_Work to be completed:_ Reply with one number: the count of lines in the listing that contain the string "chart".

──────── Provided material ────────

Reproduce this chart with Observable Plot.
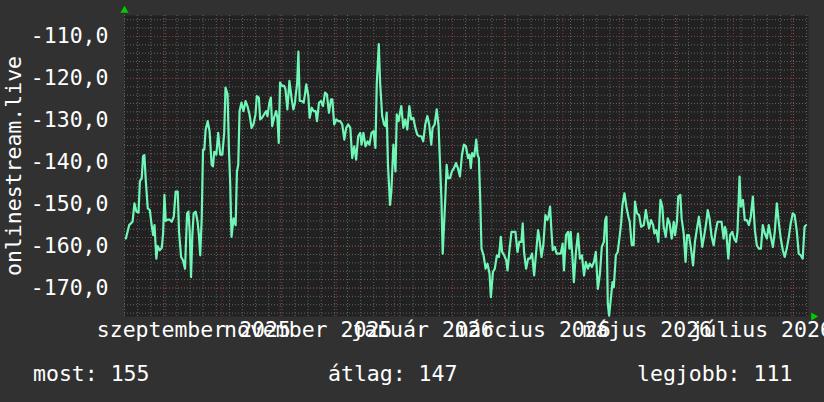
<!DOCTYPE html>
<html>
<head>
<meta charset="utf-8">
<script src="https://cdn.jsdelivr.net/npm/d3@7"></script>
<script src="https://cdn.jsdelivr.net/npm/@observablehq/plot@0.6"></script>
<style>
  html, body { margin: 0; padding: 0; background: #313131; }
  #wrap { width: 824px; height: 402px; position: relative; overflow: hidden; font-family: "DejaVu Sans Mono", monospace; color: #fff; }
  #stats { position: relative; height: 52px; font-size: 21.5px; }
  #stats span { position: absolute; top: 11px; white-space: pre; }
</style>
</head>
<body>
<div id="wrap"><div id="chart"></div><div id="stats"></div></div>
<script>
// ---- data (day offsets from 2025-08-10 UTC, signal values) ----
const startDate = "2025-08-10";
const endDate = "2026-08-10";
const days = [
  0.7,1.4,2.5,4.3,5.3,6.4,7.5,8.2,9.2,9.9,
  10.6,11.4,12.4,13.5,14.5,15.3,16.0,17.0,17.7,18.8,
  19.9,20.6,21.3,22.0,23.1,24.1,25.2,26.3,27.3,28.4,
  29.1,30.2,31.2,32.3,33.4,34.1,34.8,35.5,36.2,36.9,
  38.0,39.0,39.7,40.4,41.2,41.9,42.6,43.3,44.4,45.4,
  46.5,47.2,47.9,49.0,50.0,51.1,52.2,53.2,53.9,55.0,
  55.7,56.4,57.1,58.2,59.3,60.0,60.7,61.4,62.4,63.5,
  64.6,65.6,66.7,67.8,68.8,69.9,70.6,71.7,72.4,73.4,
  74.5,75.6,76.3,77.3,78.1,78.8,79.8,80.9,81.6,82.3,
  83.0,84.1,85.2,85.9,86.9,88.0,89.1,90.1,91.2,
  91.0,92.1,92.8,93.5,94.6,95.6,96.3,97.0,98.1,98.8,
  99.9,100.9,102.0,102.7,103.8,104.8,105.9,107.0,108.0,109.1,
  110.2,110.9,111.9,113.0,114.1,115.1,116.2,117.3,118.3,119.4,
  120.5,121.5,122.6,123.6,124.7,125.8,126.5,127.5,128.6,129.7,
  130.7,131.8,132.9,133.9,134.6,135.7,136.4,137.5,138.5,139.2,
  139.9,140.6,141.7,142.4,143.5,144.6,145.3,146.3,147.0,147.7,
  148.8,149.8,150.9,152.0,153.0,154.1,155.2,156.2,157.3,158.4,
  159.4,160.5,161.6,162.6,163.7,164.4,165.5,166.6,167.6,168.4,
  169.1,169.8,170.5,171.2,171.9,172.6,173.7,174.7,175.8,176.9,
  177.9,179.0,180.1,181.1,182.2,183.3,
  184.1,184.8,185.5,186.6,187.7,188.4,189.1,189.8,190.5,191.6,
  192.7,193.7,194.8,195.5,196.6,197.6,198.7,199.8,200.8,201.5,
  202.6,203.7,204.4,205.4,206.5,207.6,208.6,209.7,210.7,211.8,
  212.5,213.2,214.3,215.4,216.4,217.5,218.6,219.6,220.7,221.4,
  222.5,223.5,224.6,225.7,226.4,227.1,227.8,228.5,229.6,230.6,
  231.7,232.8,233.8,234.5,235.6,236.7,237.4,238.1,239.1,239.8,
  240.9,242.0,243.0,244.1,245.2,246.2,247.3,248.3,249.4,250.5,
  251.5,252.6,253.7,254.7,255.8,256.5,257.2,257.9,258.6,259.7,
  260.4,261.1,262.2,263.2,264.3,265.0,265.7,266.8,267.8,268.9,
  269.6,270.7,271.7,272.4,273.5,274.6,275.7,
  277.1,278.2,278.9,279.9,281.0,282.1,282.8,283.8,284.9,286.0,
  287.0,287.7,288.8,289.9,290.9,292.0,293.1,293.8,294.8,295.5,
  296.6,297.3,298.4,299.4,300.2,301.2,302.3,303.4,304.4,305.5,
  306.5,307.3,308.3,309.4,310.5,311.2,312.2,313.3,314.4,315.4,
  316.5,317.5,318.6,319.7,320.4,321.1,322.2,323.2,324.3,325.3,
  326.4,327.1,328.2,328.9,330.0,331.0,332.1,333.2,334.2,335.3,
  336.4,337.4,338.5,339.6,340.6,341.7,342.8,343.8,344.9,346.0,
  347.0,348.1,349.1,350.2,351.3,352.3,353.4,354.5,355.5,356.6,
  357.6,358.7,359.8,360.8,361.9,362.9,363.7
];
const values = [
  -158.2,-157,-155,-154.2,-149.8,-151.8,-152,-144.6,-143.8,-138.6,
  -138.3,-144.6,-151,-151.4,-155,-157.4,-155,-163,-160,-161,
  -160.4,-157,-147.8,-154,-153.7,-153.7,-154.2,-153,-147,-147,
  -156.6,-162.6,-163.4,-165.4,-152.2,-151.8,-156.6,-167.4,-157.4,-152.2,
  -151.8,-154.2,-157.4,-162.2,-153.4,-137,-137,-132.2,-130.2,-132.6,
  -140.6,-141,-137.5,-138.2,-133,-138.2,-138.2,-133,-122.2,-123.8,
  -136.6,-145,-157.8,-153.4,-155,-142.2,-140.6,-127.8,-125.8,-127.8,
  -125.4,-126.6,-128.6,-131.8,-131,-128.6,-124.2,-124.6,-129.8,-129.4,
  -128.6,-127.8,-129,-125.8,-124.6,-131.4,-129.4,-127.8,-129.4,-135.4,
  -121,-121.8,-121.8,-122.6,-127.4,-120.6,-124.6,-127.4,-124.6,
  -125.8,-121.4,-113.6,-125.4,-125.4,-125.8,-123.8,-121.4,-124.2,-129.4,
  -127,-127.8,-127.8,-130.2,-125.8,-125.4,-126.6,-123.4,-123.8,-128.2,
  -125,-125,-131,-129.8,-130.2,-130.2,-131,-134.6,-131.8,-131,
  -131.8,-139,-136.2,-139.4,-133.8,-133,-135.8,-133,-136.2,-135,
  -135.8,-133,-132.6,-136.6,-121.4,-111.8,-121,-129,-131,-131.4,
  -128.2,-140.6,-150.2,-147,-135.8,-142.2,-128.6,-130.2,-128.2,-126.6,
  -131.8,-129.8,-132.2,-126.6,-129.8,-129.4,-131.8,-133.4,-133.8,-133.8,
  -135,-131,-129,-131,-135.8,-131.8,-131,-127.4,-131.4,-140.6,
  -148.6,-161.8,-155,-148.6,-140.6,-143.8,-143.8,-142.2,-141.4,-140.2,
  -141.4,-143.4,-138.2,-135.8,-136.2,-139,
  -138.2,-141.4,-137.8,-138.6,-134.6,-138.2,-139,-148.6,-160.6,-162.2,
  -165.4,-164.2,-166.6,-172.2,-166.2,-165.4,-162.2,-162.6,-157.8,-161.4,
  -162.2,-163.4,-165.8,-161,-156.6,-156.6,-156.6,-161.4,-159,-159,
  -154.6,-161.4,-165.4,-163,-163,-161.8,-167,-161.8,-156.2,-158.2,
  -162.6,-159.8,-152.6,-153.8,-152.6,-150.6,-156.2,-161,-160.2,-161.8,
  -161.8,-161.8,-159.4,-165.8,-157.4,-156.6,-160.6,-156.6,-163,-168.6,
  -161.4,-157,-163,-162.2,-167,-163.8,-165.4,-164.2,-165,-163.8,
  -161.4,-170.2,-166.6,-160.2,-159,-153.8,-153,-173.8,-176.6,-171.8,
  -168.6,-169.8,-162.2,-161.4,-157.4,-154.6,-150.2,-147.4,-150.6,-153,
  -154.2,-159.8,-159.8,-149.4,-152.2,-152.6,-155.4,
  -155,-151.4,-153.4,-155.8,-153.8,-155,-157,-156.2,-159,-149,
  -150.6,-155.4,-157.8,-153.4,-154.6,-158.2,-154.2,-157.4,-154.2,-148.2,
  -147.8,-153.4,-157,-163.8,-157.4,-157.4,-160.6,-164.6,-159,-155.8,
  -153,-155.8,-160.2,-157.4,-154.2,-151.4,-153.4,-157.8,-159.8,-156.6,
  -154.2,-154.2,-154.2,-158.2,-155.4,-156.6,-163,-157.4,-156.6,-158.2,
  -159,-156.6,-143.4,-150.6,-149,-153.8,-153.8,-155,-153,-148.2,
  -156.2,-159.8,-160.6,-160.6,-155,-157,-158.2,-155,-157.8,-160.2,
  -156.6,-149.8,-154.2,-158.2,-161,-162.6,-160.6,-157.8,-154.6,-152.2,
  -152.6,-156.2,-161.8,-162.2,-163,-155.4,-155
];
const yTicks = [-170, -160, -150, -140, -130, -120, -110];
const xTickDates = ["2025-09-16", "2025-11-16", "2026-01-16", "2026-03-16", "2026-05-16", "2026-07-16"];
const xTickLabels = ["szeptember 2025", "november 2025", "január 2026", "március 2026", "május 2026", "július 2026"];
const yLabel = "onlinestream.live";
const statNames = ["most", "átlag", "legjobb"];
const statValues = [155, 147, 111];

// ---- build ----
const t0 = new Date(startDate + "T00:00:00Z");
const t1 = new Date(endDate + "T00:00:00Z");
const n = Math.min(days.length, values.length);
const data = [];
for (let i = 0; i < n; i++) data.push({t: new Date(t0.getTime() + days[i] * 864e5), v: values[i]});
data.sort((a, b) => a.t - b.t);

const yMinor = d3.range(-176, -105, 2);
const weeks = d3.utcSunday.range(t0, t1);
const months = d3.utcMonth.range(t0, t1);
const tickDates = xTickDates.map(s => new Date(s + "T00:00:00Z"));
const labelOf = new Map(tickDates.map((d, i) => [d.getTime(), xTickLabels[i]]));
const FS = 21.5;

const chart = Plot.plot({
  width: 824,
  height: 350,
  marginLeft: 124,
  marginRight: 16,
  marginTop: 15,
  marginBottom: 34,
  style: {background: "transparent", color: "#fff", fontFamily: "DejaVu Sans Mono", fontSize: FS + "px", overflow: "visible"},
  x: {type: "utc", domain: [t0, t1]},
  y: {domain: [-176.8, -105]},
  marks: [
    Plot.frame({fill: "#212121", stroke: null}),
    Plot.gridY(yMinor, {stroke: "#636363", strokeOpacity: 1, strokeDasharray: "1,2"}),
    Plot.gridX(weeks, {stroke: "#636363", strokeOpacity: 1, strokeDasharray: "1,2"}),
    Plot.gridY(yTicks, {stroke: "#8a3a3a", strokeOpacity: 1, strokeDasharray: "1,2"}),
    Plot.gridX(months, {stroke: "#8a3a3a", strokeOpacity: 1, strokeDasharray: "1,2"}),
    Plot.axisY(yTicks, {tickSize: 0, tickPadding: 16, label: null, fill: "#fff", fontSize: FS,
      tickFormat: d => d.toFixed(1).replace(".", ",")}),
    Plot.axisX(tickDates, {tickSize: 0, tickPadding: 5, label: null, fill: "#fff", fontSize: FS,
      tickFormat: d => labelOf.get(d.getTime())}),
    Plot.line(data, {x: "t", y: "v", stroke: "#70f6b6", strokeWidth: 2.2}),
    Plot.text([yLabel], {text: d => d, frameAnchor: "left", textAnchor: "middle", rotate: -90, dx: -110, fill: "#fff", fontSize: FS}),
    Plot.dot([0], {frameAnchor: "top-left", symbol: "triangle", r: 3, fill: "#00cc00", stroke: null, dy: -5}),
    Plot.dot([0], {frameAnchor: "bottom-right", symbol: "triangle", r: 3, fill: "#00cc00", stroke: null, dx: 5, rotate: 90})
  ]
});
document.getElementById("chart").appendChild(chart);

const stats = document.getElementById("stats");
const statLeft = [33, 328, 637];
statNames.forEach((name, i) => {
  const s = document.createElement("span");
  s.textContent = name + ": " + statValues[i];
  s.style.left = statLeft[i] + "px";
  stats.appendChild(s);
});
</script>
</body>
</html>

────────

_Solution to the exercise:_ 4